_Given exercise_
Set down the material below word for word, excluding the pictures.

_Given material_
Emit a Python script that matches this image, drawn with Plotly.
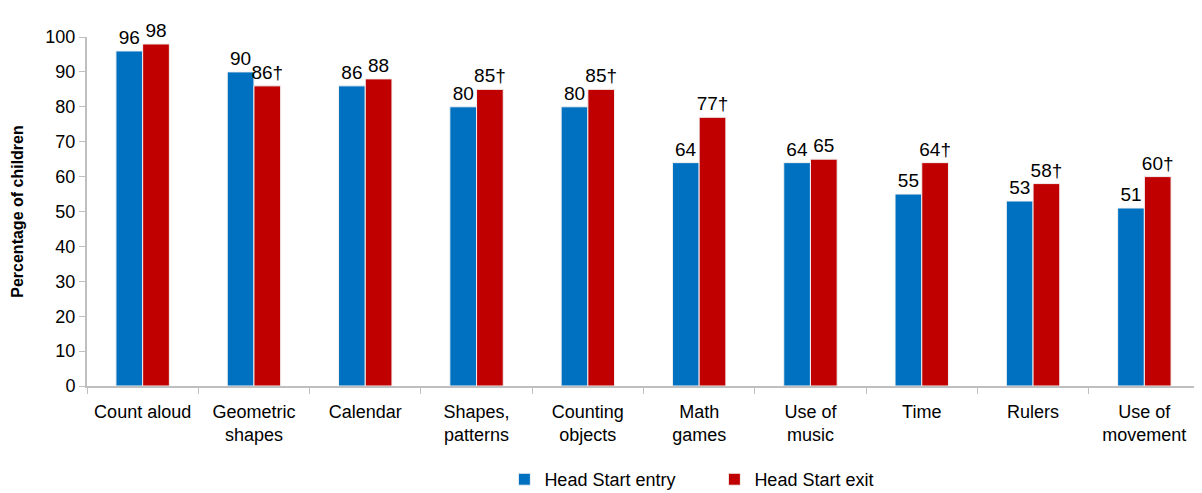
import plotly.graph_objects as go

categorias = ["Count aloud", "Geometric<br>shapes", "Calendar", "Shapes,<br>patterns",
              "Counting<br>objects", "Math<br>games", "Use of<br>music", "Time",
              "Rulers", "Use of<br>movement"]
entrada = [96, 90, 86, 80, 80, 64, 64, 55, 53, 51]
saida = [98, 86, 88, 85, 85, 77, 65, 64, 58, 60]
rotulos_entrada = ["96", "90", "86", "80", "80", "64", "64", "55", "53", "51"]
rotulos_saida = ["98", "86†", "88", "85†", "85†", "77†", "65", "64†", "58†", "60†"]

fonte = "Liberation Sans Narrow, Arial Narrow, Liberation Sans, Arial"

fig = go.Figure()

fig.add_trace(go.Bar(
    x=categorias, y=entrada, name="Head Start entry",
    text=rotulos_entrada, textposition="outside",
    marker=dict(color="#0070C0", line=dict(color="#f2f2f2", width=1)),
))

fig.add_trace(go.Bar(
    x=categorias, y=saida, name="Head Start exit",
    text=rotulos_saida, textposition="outside",
    marker=dict(color="#C00000", line=dict(color="#f2f2f2", width=1)),
))

fig.update_traces(
    outsidetextfont=dict(family=fonte, size=19, color="black"),
    cliponaxis=False,
    constraintext="none",
)

# a página tem margem de 8px no body, então a figura é menor
fig.update_layout(
    width=1194, height=485,
    margin=dict(l=79, r=2, t=29, b=107, autoexpand=False),
    plot_bgcolor="white", paper_bgcolor="white",
    font=dict(family=fonte, size=18, color="black"),
    barmode="group", bargap=0.52, bargroupgap=0.0,
    showlegend=True,
    legend=dict(orientation="h", x=0.375, xanchor="left", y=-0.215, yanchor="top",
                font=dict(size=18), itemwidth=30, entrywidth=165, entrywidthmode="pixels"),
    xaxis=dict(showline=True, linecolor="#bfbfbf", linewidth=2, automargin=False,
               ticks="outside", tickson="boundaries", ticklen=6, tickcolor="#bfbfbf",
               tickfont=dict(size=18), ticklabelstandoff=8),
    yaxis=dict(range=[0, 100], dtick=10, showgrid=False, zeroline=False, automargin=False,
               showline=True, linecolor="#bfbfbf", linewidth=2,
               ticks="outside", ticklen=6, tickcolor="#bfbfbf",
               tickfont=dict(size=18),
               title=dict(text="<b>Percentage of children</b>",
                          font=dict(family="Liberation Sans, Arial", size=16), standoff=18)),
)

fig.write_html("out.html")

_Task result_
Emit a Python script that matches this image, drawn with Plotly.
import plotly.graph_objects as go

categorias = ["Count aloud", "Geometric<br>shapes", "Calendar", "Shapes,<br>patterns",
              "Counting<br>objects", "Math<br>games", "Use of<br>music", "Time",
              "Rulers", "Use of<br>movement"]
entrada = [96, 90, 86, 80, 80, 64, 64, 55, 53, 51]
saida = [98, 86, 88, 85, 85, 77, 65, 64, 58, 60]
rotulos_entrada = ["96", "90", "86", "80", "80", "64", "64", "55", "53", "51"]
rotulos_saida = ["98", "86†", "88", "85†", "85†", "77†", "65", "64†", "58†", "60†"]

fonte = "Liberation Sans Narrow, Arial Narrow, Liberation Sans, Arial"

fig = go.Figure()

fig.add_trace(go.Bar(
    x=categorias, y=entrada, name="Head Start entry",
    text=rotulos_entrada, textposition="outside",
    marker=dict(color="#0070C0", line=dict(color="#f2f2f2", width=1)),
))

fig.add_trace(go.Bar(
    x=categorias, y=saida, name="Head Start exit",
    text=rotulos_saida, textposition="outside",
    marker=dict(color="#C00000", line=dict(color="#f2f2f2", width=1)),
))

fig.update_traces(
    outsidetextfont=dict(family=fonte, size=19, color="black"),
    cliponaxis=False,
    constraintext="none",
)

# a página tem margem de 8px no body, então a figura é menor
fig.update_layout(
    width=1194, height=485,
    margin=dict(l=79, r=2, t=29, b=107, autoexpand=False),
    plot_bgcolor="white", paper_bgcolor="white",
    font=dict(family=fonte, size=18, color="black"),
    barmode="group", bargap=0.52, bargroupgap=0.0,
    showlegend=True,
    legend=dict(orientation="h", x=0.375, xanchor="left", y=-0.215, yanchor="top",
                font=dict(size=18), itemwidth=30, entrywidth=165, entrywidthmode="pixels"),
    xaxis=dict(showline=True, linecolor="#bfbfbf", linewidth=2, automargin=False,
               ticks="outside", tickson="boundaries", ticklen=6, tickcolor="#bfbfbf",
               tickfont=dict(size=18), ticklabelstandoff=8),
    yaxis=dict(range=[0, 100], dtick=10, showgrid=False, zeroline=False, automargin=False,
               showline=True, linecolor="#bfbfbf", linewidth=2,
               ticks="outside", ticklen=6, tickcolor="#bfbfbf",
               tickfont=dict(size=18),
               title=dict(text="<b>Percentage of children</b>",
                          font=dict(family="Liberation Sans, Arial", size=16), standoff=18)),
)

fig.write_html("out.html")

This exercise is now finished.